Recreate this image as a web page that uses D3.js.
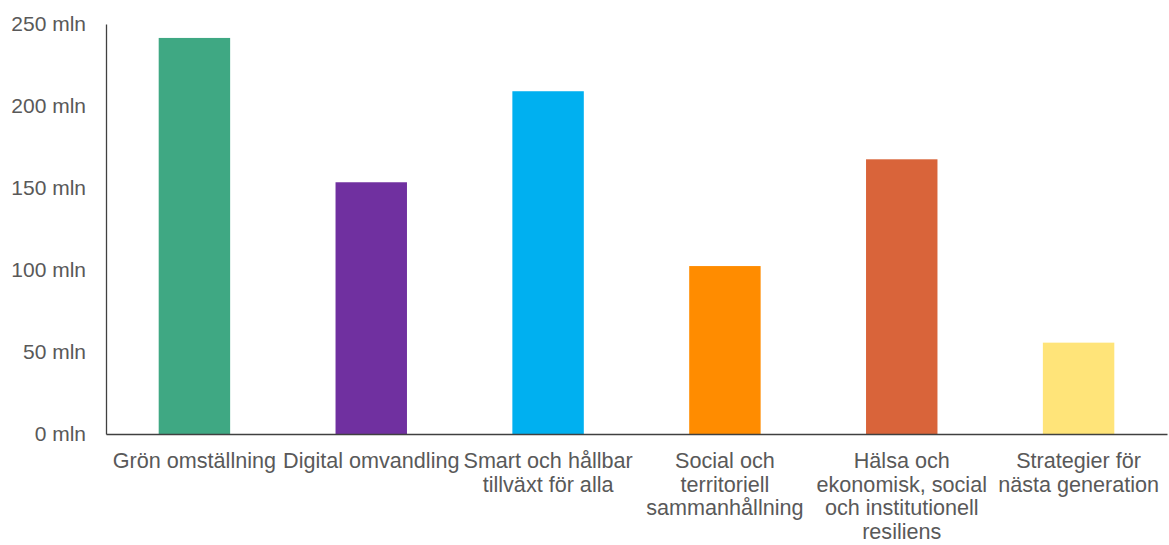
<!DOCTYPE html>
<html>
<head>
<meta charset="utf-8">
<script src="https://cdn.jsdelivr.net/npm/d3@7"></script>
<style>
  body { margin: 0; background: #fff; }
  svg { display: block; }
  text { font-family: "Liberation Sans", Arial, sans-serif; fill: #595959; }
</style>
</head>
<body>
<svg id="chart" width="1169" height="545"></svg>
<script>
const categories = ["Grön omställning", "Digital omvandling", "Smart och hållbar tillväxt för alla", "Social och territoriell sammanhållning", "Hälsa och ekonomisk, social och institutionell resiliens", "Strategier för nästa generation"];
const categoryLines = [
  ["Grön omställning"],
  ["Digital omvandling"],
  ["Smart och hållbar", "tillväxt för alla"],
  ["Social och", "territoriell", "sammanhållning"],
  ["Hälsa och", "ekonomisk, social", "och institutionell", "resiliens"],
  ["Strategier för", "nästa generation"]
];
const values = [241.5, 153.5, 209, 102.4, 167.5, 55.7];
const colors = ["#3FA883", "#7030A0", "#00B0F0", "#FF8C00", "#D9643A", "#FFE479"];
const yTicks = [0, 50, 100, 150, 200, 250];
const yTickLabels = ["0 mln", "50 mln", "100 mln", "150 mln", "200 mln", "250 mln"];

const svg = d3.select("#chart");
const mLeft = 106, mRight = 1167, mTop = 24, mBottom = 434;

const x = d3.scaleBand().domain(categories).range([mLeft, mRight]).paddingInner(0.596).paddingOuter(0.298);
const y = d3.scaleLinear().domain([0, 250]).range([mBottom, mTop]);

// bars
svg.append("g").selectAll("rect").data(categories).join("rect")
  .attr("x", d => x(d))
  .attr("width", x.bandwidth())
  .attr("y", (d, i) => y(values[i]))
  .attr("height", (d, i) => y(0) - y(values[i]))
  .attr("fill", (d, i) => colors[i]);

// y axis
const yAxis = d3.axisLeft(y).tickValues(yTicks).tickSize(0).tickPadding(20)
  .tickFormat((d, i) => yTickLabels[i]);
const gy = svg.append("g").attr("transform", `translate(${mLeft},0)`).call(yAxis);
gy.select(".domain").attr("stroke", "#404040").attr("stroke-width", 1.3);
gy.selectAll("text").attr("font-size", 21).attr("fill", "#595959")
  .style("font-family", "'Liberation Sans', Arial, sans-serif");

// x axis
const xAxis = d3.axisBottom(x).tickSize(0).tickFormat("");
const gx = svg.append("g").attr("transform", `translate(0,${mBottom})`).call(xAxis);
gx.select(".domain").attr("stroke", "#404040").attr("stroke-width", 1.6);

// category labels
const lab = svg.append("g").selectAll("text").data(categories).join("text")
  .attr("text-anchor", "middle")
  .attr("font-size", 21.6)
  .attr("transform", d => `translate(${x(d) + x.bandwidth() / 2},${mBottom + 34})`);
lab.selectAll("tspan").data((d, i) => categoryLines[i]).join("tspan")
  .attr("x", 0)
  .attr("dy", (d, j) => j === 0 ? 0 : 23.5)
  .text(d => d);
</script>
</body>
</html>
□ □ □ □ □
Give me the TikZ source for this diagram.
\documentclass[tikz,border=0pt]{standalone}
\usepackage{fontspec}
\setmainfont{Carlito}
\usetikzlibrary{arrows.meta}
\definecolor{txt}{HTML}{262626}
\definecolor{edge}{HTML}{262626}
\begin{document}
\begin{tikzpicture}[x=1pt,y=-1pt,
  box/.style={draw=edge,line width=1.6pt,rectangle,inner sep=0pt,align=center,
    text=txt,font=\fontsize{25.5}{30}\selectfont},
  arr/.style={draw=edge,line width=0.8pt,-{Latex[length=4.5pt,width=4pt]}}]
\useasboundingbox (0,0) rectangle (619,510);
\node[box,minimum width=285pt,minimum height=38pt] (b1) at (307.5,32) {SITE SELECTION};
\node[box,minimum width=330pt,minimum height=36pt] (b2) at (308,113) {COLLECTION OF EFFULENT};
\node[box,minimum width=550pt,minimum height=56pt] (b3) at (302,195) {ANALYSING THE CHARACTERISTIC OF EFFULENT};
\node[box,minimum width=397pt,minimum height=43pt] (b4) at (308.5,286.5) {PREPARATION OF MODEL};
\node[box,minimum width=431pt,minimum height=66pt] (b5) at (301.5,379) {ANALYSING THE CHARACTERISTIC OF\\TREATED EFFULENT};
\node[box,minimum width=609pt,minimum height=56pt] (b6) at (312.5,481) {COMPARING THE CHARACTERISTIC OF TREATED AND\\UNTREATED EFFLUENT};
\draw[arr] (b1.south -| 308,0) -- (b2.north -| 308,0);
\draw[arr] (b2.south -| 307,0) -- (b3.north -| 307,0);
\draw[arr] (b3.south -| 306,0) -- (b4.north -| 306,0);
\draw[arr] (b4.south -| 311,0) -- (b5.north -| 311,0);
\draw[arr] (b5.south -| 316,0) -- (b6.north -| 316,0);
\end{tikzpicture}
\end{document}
□ □ □ □ □
→ Given instruction: Pictures excluded, give again exactly and only the lines of the material above from the line with "Recreate this image" through the line with "d3.scaleLinear().domain([0, 250]).range([mBottom, mTop]);".

→ Solution for this exercise:
Recreate this image as a web page that uses D3.js.
<!DOCTYPE html>
<html>
<head>
<meta charset="utf-8">
<script src="https://cdn.jsdelivr.net/npm/d3@7"></script>
<style>
  body { margin: 0; background: #fff; }
  svg { display: block; }
  text { font-family: "Liberation Sans", Arial, sans-serif; fill: #595959; }
</style>
</head>
<body>
<svg id="chart" width="1169" height="545"></svg>
<script>
const categories = ["Grön omställning", "Digital omvandling", "Smart och hållbar tillväxt för alla", "Social och territoriell sammanhållning", "Hälsa och ekonomisk, social och institutionell resiliens", "Strategier för nästa generation"];
const categoryLines = [
  ["Grön omställning"],
  ["Digital omvandling"],
  ["Smart och hållbar", "tillväxt för alla"],
  ["Social och", "territoriell", "sammanhållning"],
  ["Hälsa och", "ekonomisk, social", "och institutionell", "resiliens"],
  ["Strategier för", "nästa generation"]
];
const values = [241.5, 153.5, 209, 102.4, 167.5, 55.7];
const colors = ["#3FA883", "#7030A0", "#00B0F0", "#FF8C00", "#D9643A", "#FFE479"];
const yTicks = [0, 50, 100, 150, 200, 250];
const yTickLabels = ["0 mln", "50 mln", "100 mln", "150 mln", "200 mln", "250 mln"];

const svg = d3.select("#chart");
const mLeft = 106, mRight = 1167, mTop = 24, mBottom = 434;

const x = d3.scaleBand().domain(categories).range([mLeft, mRight]).paddingInner(0.596).paddingOuter(0.298);
const y = d3.scaleLinear().domain([0, 250]).range([mBottom, mTop]);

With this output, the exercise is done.